▶ [What is expected] Copy out the material below in full, but not its images.

▶ [Dataset excerpt]
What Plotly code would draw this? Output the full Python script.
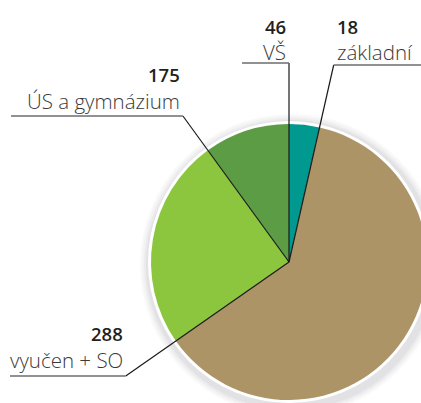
import math
import plotly.graph_objects as go

# ---- data ----
categories = ["teal", "brown", "light green", "dark green"]
slice_shares = [3.55, 61.75, 24.7, 10.0]          # % of the circle
slice_colors = ["#00998f", "#ad9467", "#8cc63f", "#5b9c44"]

label_numbers = ["46", "18", "288", "175"]
label_names = ["VŠ", "základní", "vyučen + SO", "ÚS a gymnázium"]
# boundary index (cumulative share after n slices) each label's leader line follows
label_boundary = [0, 1, 2, 3]

# ---- geometry (pixels) ----
W, H = 450, 420
CX, CY, R = 289, 262, 138


def dom(cx, cy, r):
    return dict(x=[(cx - r) / W, (cx + r) / W], y=[(H - cy - r) / H, (H - cy + r) / H])


def px(x):
    return x / W


def py(y):
    return (H - y) / H


fig = go.Figure()

# soft shadow
for k, a in [(10, 0.035), (8, 0.04), (6, 0.05), (4, 0.06)]:
    fig.add_trace(go.Pie(values=[1], marker=dict(colors=[f"rgba(90,90,110,{a})"]),
                         domain=dom(CX + 2, CY + 3, R + 3 + k), textinfo="none",
                         hoverinfo="skip", showlegend=False, sort=False))
# white rim
fig.add_trace(go.Pie(values=[1], marker=dict(colors=["white"]), domain=dom(CX, CY, R + 3),
                     textinfo="none", hoverinfo="skip", showlegend=False, sort=False))
# main pie
fig.add_trace(go.Pie(labels=categories, values=slice_shares,
                     marker=dict(colors=slice_colors, line=dict(width=0)),
                     domain=dom(CX, CY, R), sort=False, direction="clockwise", rotation=0,
                     textinfo="none", showlegend=False))

# cumulative boundary angles
total = sum(slice_shares)
bounds = [0.0]
for v in slice_shares:
    bounds.append(bounds[-1] + v / total * 360)


def ray_x(theta_deg, y):
    t = math.radians(theta_deg)
    s = (y - CY) / (-math.cos(t))
    return CX + s * math.sin(t)


# label layout: (line y, horizontal line far end x, side, number y, name y)
layout_spec = [
    (63, 242, "left", 27, 52),
    (65, 450, "right", 27, 52),
    (376, 10, "left", 333, 360),
    (116, 11, "left", 74, 101),
]

shapes = []
annotations = []
for i, (ly, xfar, side, ny, namey) in enumerate(layout_spec):
    theta = bounds[label_boundary[i]]
    xr = ray_x(theta, ly)
    shapes.append(dict(type="line", xref="paper", yref="paper", x0=px(CX), y0=py(CY),
                       x1=px(xr), y1=py(ly), line=dict(color="#1a1a1a", width=1.2)))
    shapes.append(dict(type="line", xref="paper", yref="paper", x0=px(xr), y0=py(ly),
                       x1=px(xfar), y1=py(ly), line=dict(color="#6d6d6d", width=1.6)))
    if side == "left":
        ax, anc = xr - 1, "right"
    else:
        ax, anc = xr + 1, "left"
    annotations.append(dict(x=px(ax), y=py(ny), xref="paper", yref="paper", xanchor=anc,
                            yanchor="middle", showarrow=False, text=label_numbers[i],
                            font=dict(family="Open Sans", size=18.5, color="#231f20", weight=600)))
    annotations.append(dict(x=px(ax), y=py(namey), xref="paper", yref="paper", xanchor=anc,
                            yanchor="middle", showarrow=False, text=label_names[i],
                            font=dict(family="Open Sans", size=20.5, color="#3a3a3a", weight=300)))

fig.update_layout(width=W, height=H, margin=dict(l=0, r=0, t=0, b=0),
                  paper_bgcolor="white", plot_bgcolor="white",
                  shapes=shapes, annotations=annotations, showlegend=False)

fig.write_html("out.html",
               post_script="document.documentElement.style.overflow='hidden';document.body.style.overflow='hidden';document.body.style.margin='0';")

▶ [Task response]
What Plotly code would draw this? Output the full Python script.
import math
import plotly.graph_objects as go

# ---- data ----
categories = ["teal", "brown", "light green", "dark green"]
slice_shares = [3.55, 61.75, 24.7, 10.0]          # % of the circle
slice_colors = ["#00998f", "#ad9467", "#8cc63f", "#5b9c44"]

label_numbers = ["46", "18", "288", "175"]
label_names = ["VŠ", "základní", "vyučen + SO", "ÚS a gymnázium"]
# boundary index (cumulative share after n slices) each label's leader line follows
label_boundary = [0, 1, 2, 3]

# ---- geometry (pixels) ----
W, H = 450, 420
CX, CY, R = 289, 262, 138


def dom(cx, cy, r):
    return dict(x=[(cx - r) / W, (cx + r) / W], y=[(H - cy - r) / H, (H - cy + r) / H])


def px(x):
    return x / W


def py(y):
    return (H - y) / H


fig = go.Figure()

# soft shadow
for k, a in [(10, 0.035), (8, 0.04), (6, 0.05), (4, 0.06)]:
    fig.add_trace(go.Pie(values=[1], marker=dict(colors=[f"rgba(90,90,110,{a})"]),
                         domain=dom(CX + 2, CY + 3, R + 3 + k), textinfo="none",
                         hoverinfo="skip", showlegend=False, sort=False))
# white rim
fig.add_trace(go.Pie(values=[1], marker=dict(colors=["white"]), domain=dom(CX, CY, R + 3),
                     textinfo="none", hoverinfo="skip", showlegend=False, sort=False))
# main pie
fig.add_trace(go.Pie(labels=categories, values=slice_shares,
                     marker=dict(colors=slice_colors, line=dict(width=0)),
                     domain=dom(CX, CY, R), sort=False, direction="clockwise", rotation=0,
                     textinfo="none", showlegend=False))

# cumulative boundary angles
total = sum(slice_shares)
bounds = [0.0]
for v in slice_shares:
    bounds.append(bounds[-1] + v / total * 360)


def ray_x(theta_deg, y):
    t = math.radians(theta_deg)
    s = (y - CY) / (-math.cos(t))
    return CX + s * math.sin(t)


# label layout: (line y, horizontal line far end x, side, number y, name y)
layout_spec = [
    (63, 242, "left", 27, 52),
    (65, 450, "right", 27, 52),
    (376, 10, "left", 333, 360),
    (116, 11, "left", 74, 101),
]

shapes = []
annotations = []
for i, (ly, xfar, side, ny, namey) in enumerate(layout_spec):
    theta = bounds[label_boundary[i]]
    xr = ray_x(theta, ly)
    shapes.append(dict(type="line", xref="paper", yref="paper", x0=px(CX), y0=py(CY),
                       x1=px(xr), y1=py(ly), line=dict(color="#1a1a1a", width=1.2)))
    shapes.append(dict(type="line", xref="paper", yref="paper", x0=px(xr), y0=py(ly),
                       x1=px(xfar), y1=py(ly), line=dict(color="#6d6d6d", width=1.6)))
    if side == "left":
        ax, anc = xr - 1, "right"
    else:
        ax, anc = xr + 1, "left"
    annotations.append(dict(x=px(ax), y=py(ny), xref="paper", yref="paper", xanchor=anc,
                            yanchor="middle", showarrow=False, text=label_numbers[i],
                            font=dict(family="Open Sans", size=18.5, color="#231f20", weight=600)))
    annotations.append(dict(x=px(ax), y=py(namey), xref="paper", yref="paper", xanchor=anc,
                            yanchor="middle", showarrow=False, text=label_names[i],
                            font=dict(family="Open Sans", size=20.5, color="#3a3a3a", weight=300)))

fig.update_layout(width=W, height=H, margin=dict(l=0, r=0, t=0, b=0),
                  paper_bgcolor="white", plot_bgcolor="white",
                  shapes=shapes, annotations=annotations, showlegend=False)

fig.write_html("out.html",
               post_script="document.documentElement.style.overflow='hidden';document.body.style.overflow='hidden';document.body.style.margin='0';")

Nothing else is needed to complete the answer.